China has a population of more than 1.3 billion, the largest in the world. The country is self-sufficient in food and feeds almost 22% of the total world population. It controls approximately 10% of arable land of the world. The biggest impediment to China’s economic growth has always been the gigantic size of its population, which is being controlled by following the policy of one child per family.

China’s journey towards economic development and stability began following the communist revolution, which was led by the founding father of the country Mao Zedong. China today is no more a radical communist country. It is both a socialist tortoise and a capitalist hare at the same time. Despite nationalizing most of its state owned enterprises, China, unlike the U.S., has not produced a hyperactive class of multi-billionaires.

America’s GDP growth rate, on the other hand, has remained below 2% in the past 10 years. Despite a comparatively very low growth rate, USA’s economy is the world’s largest and most technologically advanced. The country is home to some of the biggest corporations in the world like Apple (

AAPL, Financial), Microsoft (MSFT, Financial) and Google (GOOG, Financial)(GOOGL, Financial). Technologically, the U.S. economy is the best. U.S. corporations spend billions of dollars on research and development annually. In terms of quality, U.S.-produced goods are far superior to those produced in China. The world has nothing to match the U.S. financial markets.
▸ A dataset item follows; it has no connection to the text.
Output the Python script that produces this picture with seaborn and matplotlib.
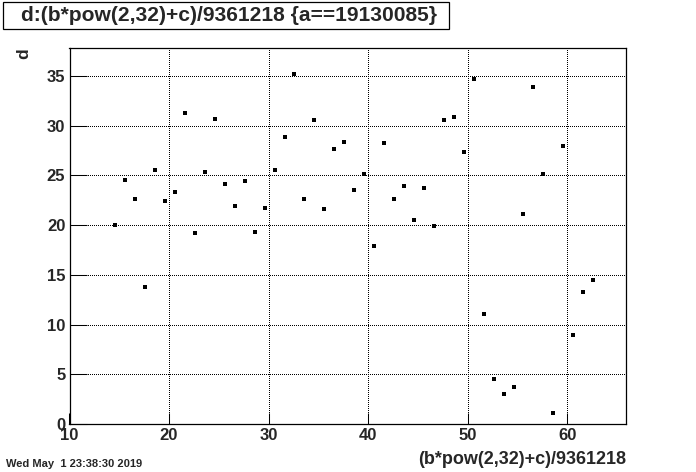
import matplotlib
matplotlib.use("Agg")
import matplotlib.pyplot as plt
from matplotlib.patches import Rectangle
from matplotlib.ticker import MultipleLocator
import numpy as np
import pandas as pd
import seaborn as sns

# values
x_vals = [14.6, 15.6, 16.6, 17.6, 18.6, 19.6, 20.6, 21.6, 22.6, 23.6,
          24.6, 25.6, 26.6, 27.6, 28.6, 29.6, 30.6, 31.6, 32.6, 33.6,
          34.6, 35.6, 36.6, 37.6, 38.6, 39.6, 40.6, 41.6, 42.6, 43.6,
          44.6, 45.6, 46.6, 47.6, 48.6, 49.6, 50.6, 51.6, 52.6, 53.6,
          54.6, 55.6, 56.6, 57.6, 58.6, 59.6, 60.6, 61.6, 62.6]
d_vals = [20.0, 24.5, 22.6, 13.8, 25.5, 22.4, 23.3, 31.3, 19.2, 25.3,
          30.7, 24.1, 21.9, 24.4, 19.3, 21.7, 25.5, 28.9, 35.2, 22.6,
          30.6, 21.6, 27.6, 28.3, 23.5, 25.1, 17.9, 28.2, 22.6, 23.9,
          20.5, 23.7, 19.9, 30.6, 30.9, 27.3, 34.7, 11.1, 4.5, 3.0,
          3.7, 21.1, 33.9, 25.1, 1.07, 27.9, 8.9, 13.3, 14.5]

title = "d:(b*pow(2,32)+c)/9361218 {a==19130085}"
x_title = "(b*pow(2,32)+c)/9361218"
y_title = "d"
stamp = "Wed May  1 23:38:30 2019"

df = pd.DataFrame({"x": x_vals, "d": d_vals})

sns.set_theme(style="white")
plt.rcParams["font.family"] = ["Liberation Sans", "DejaVu Sans"]
plt.rcParams["font.weight"] = "bold"

W, H = 696, 472
fig = plt.figure(figsize=(W / 100, H / 100), dpi=100)
fig.patch.set_facecolor("white")
ax = fig.add_axes([69.5 / W, 1 - 424 / H, (626 - 69.5) / W, (424 - 48) / H])

sns.scatterplot(data=df, x="x", y="d", marker="s", s=6, color="black",
                linewidth=0, ax=ax, legend=False)

ax.set_xlim(10, 65.9)
ax.set_ylim(0, 37.8)
ax.xaxis.set_major_locator(MultipleLocator(10))
ax.xaxis.set_minor_locator(MultipleLocator(2))
ax.yaxis.set_major_locator(MultipleLocator(5))
ax.yaxis.set_minor_locator(MultipleLocator(1))

ax.grid(True, which="major", color="black", linewidth=0.75,
        linestyle=(0, (0.96, 1.92)))
for gl in ax.get_xgridlines() + ax.get_ygridlines():
    gl.set_antialiased(False)
ax.set_axisbelow(True)

for s in ax.spines.values():
    s.set_color("black")
    s.set_linewidth(0.9)

ax.tick_params(axis="x", which="major", direction="in", length=7.9,
               width=0.75, color="black", labelsize=12, pad=3)
ax.tick_params(axis="x", which="minor", direction="in", length=4,
               width=0.75, color="black")
ax.tick_params(axis="y", which="major", direction="in", length=12.2,
               width=0.75, color="black", labelsize=12, pad=3)
ax.tick_params(axis="y", which="minor", direction="in", length=6.1,
               width=0.75, color="black")
ax.tick_params(bottom=True, left=True, top=False, right=False)
ax.set_xlabel("")
ax.set_ylabel("")

# axis titles, ROOT style
fig.text(626 / W, 1 - 460 / H, x_title, ha="right", va="center",
         fontsize=13, fontweight="bold")
fig.text(24 / W, 1 - 48 / H, y_title, ha="center", va="top",
         rotation=90, fontsize=12.5, fontweight="bold")

# title box
fig.patches.append(Rectangle((3 / W, 1 - 29 / H), (449 - 3) / W, 27 / H,
                             transform=fig.transFigure, fill=True,
                             facecolor="white", edgecolor="black",
                             linewidth=0.9))
fig.text(229 / W, 1 - 15.5 / H, title, ha="center", va="center",
         fontsize=15.1, fontweight="bold")

fig.text(6 / W, 1 - 464 / H, stamp, ha="left", va="center",
         fontsize=8, fontweight="bold")

fig.savefig("out.png", dpi=100)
The U.S. is more sophisticated and modern than the financial markets of any other country in the world.

China’s impressive growth rates can be attributed to its increased efficiency and productivity more than capital investment. The political and economic reforms initiated by the Chinese government from time to time have contributed a great deal in transforming a poorly performing Chinese economy into a dynamic and progressive one. The GDP growth in 2015-16 in China and the U.S. is estimated by the International Monetary Fund to be 7% and 3.5% respectively.

As China tries to play catch-up with the U.S. economy, the authorities are putting much emphasis on international trade in an effort to bring as much foreign exchange as possible into the country seeing that the U.S. greenback is doing so well, especially globally. With global competition heating up, especially between China and the U.S., one can only wait and see which economy will come out on top.